>> BEGIN DATA EXCERPT
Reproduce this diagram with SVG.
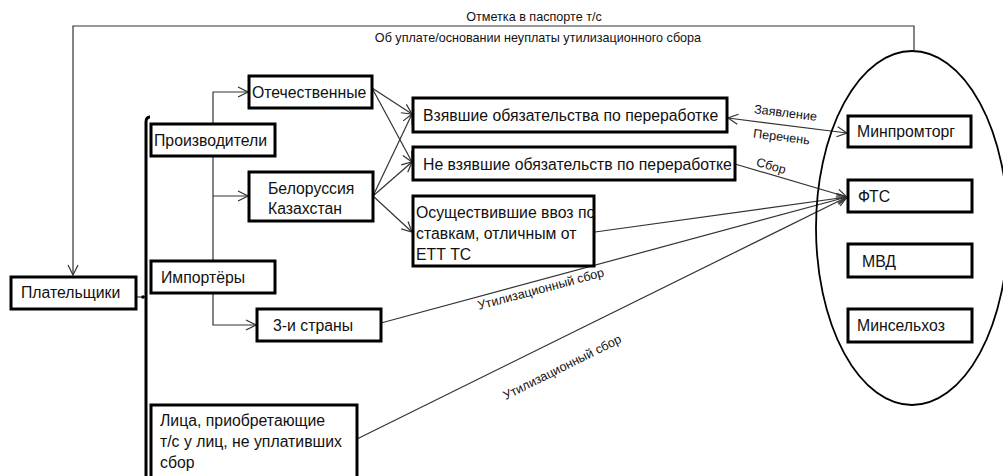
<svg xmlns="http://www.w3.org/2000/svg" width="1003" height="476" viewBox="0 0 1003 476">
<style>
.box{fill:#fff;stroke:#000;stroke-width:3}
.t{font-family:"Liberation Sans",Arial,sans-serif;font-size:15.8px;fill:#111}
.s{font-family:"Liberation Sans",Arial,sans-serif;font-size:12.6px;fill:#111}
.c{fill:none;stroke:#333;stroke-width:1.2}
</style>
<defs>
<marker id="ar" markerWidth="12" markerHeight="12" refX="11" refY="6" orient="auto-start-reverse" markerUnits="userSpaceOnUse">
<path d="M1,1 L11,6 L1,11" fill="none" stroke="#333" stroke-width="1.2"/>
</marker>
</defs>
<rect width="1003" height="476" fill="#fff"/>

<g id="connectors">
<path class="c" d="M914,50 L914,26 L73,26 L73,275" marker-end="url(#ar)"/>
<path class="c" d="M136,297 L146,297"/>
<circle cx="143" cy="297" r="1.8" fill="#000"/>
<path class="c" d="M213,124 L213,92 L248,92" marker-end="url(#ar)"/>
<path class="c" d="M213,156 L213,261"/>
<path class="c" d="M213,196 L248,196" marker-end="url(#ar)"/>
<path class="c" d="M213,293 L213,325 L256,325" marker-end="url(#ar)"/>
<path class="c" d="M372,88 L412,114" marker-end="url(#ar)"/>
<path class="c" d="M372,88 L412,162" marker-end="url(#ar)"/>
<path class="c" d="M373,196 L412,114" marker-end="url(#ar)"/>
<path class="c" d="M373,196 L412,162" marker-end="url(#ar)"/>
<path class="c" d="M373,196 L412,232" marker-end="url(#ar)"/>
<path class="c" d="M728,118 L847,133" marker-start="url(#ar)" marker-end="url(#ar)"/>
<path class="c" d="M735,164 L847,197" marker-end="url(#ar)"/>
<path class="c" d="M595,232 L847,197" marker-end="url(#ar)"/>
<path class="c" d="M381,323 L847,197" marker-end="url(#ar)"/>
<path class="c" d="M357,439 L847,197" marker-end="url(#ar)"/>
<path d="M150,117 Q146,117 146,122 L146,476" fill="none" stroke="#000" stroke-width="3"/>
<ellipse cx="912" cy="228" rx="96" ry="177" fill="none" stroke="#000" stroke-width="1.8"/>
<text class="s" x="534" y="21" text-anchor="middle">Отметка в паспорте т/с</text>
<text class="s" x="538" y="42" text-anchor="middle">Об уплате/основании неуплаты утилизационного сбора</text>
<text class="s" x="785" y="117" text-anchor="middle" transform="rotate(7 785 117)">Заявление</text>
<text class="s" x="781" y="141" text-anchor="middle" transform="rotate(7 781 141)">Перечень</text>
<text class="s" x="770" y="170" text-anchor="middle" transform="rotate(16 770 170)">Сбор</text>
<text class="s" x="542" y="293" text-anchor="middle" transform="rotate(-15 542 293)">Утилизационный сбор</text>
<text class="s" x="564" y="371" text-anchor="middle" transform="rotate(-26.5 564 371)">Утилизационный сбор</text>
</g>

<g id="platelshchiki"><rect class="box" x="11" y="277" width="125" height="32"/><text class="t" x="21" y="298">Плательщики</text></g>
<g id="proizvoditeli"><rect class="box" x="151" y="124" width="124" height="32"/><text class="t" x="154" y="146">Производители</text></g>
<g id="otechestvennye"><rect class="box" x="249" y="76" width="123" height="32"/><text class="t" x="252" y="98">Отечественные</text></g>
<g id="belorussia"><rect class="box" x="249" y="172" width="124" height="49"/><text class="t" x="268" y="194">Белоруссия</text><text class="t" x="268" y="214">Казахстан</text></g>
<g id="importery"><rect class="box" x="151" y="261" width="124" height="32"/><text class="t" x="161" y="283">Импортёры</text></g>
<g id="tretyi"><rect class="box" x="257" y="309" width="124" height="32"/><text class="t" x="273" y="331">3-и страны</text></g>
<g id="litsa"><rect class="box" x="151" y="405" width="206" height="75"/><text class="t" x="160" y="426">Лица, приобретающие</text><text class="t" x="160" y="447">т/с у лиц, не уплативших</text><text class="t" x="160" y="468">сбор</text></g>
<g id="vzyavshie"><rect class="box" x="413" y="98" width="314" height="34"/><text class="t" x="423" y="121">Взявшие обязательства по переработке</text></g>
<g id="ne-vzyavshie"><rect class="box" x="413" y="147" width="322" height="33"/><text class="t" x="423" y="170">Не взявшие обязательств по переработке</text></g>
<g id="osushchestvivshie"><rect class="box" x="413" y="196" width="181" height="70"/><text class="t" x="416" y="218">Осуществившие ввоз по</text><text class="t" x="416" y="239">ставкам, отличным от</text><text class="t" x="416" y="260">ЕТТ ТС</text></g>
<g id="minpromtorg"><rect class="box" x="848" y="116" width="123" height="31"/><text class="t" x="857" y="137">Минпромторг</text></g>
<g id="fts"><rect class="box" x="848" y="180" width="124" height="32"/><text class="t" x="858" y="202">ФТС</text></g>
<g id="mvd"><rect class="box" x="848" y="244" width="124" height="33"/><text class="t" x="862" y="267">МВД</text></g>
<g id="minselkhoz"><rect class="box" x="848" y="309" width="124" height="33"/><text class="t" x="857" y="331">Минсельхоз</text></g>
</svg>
>> END DATA EXCERPT
GOAL —
Reproduce the material above verbatim; omit every picture.

OUTPUT BELOW —
Reproduce this diagram with SVG.
<svg xmlns="http://www.w3.org/2000/svg" width="1003" height="476" viewBox="0 0 1003 476">
<style>
.box{fill:#fff;stroke:#000;stroke-width:3}
.t{font-family:"Liberation Sans",Arial,sans-serif;font-size:15.8px;fill:#111}
.s{font-family:"Liberation Sans",Arial,sans-serif;font-size:12.6px;fill:#111}
.c{fill:none;stroke:#333;stroke-width:1.2}
</style>
<defs>
<marker id="ar" markerWidth="12" markerHeight="12" refX="11" refY="6" orient="auto-start-reverse" markerUnits="userSpaceOnUse">
<path d="M1,1 L11,6 L1,11" fill="none" stroke="#333" stroke-width="1.2"/>
</marker>
</defs>
<rect width="1003" height="476" fill="#fff"/>

<g id="connectors">
<path class="c" d="M914,50 L914,26 L73,26 L73,275" marker-end="url(#ar)"/>
<path class="c" d="M136,297 L146,297"/>
<circle cx="143" cy="297" r="1.8" fill="#000"/>
<path class="c" d="M213,124 L213,92 L248,92" marker-end="url(#ar)"/>
<path class="c" d="M213,156 L213,261"/>
<path class="c" d="M213,196 L248,196" marker-end="url(#ar)"/>
<path class="c" d="M213,293 L213,325 L256,325" marker-end="url(#ar)"/>
<path class="c" d="M372,88 L412,114" marker-end="url(#ar)"/>
<path class="c" d="M372,88 L412,162" marker-end="url(#ar)"/>
<path class="c" d="M373,196 L412,114" marker-end="url(#ar)"/>
<path class="c" d="M373,196 L412,162" marker-end="url(#ar)"/>
<path class="c" d="M373,196 L412,232" marker-end="url(#ar)"/>
<path class="c" d="M728,118 L847,133" marker-start="url(#ar)" marker-end="url(#ar)"/>
<path class="c" d="M735,164 L847,197" marker-end="url(#ar)"/>
<path class="c" d="M595,232 L847,197" marker-end="url(#ar)"/>
<path class="c" d="M381,323 L847,197" marker-end="url(#ar)"/>
<path class="c" d="M357,439 L847,197" marker-end="url(#ar)"/>
<path d="M150,117 Q146,117 146,122 L146,476" fill="none" stroke="#000" stroke-width="3"/>
<ellipse cx="912" cy="228" rx="96" ry="177" fill="none" stroke="#000" stroke-width="1.8"/>
<text class="s" x="534" y="21" text-anchor="middle">Отметка в паспорте т/с</text>
<text class="s" x="538" y="42" text-anchor="middle">Об уплате/основании неуплаты утилизационного сбора</text>
<text class="s" x="785" y="117" text-anchor="middle" transform="rotate(7 785 117)">Заявление</text>
<text class="s" x="781" y="141" text-anchor="middle" transform="rotate(7 781 141)">Перечень</text>
<text class="s" x="770" y="170" text-anchor="middle" transform="rotate(16 770 170)">Сбор</text>
<text class="s" x="542" y="293" text-anchor="middle" transform="rotate(-15 542 293)">Утилизационный сбор</text>
<text class="s" x="564" y="371" text-anchor="middle" transform="rotate(-26.5 564 371)">Утилизационный сбор</text>
</g>

<g id="platelshchiki"><rect class="box" x="11" y="277" width="125" height="32"/><text class="t" x="21" y="298">Плательщики</text></g>
<g id="proizvoditeli"><rect class="box" x="151" y="124" width="124" height="32"/><text class="t" x="154" y="146">Производители</text></g>
<g id="otechestvennye"><rect class="box" x="249" y="76" width="123" height="32"/><text class="t" x="252" y="98">Отечественные</text></g>
<g id="belorussia"><rect class="box" x="249" y="172" width="124" height="49"/><text class="t" x="268" y="194">Белоруссия</text><text class="t" x="268" y="214">Казахстан</text></g>
<g id="importery"><rect class="box" x="151" y="261" width="124" height="32"/><text class="t" x="161" y="283">Импортёры</text></g>
<g id="tretyi"><rect class="box" x="257" y="309" width="124" height="32"/><text class="t" x="273" y="331">3-и страны</text></g>
<g id="litsa"><rect class="box" x="151" y="405" width="206" height="75"/><text class="t" x="160" y="426">Лица, приобретающие</text><text class="t" x="160" y="447">т/с у лиц, не уплативших</text><text class="t" x="160" y="468">сбор</text></g>
<g id="vzyavshie"><rect class="box" x="413" y="98" width="314" height="34"/><text class="t" x="423" y="121">Взявшие обязательства по переработке</text></g>
<g id="ne-vzyavshie"><rect class="box" x="413" y="147" width="322" height="33"/><text class="t" x="423" y="170">Не взявшие обязательств по переработке</text></g>
<g id="osushchestvivshie"><rect class="box" x="413" y="196" width="181" height="70"/><text class="t" x="416" y="218">Осуществившие ввоз по</text><text class="t" x="416" y="239">ставкам, отличным от</text><text class="t" x="416" y="260">ЕТТ ТС</text></g>
<g id="minpromtorg"><rect class="box" x="848" y="116" width="123" height="31"/><text class="t" x="857" y="137">Минпромторг</text></g>
<g id="fts"><rect class="box" x="848" y="180" width="124" height="32"/><text class="t" x="858" y="202">ФТС</text></g>
<g id="mvd"><rect class="box" x="848" y="244" width="124" height="33"/><text class="t" x="862" y="267">МВД</text></g>
<g id="minselkhoz"><rect class="box" x="848" y="309" width="124" height="33"/><text class="t" x="857" y="331">Минсельхоз</text></g>
</svg>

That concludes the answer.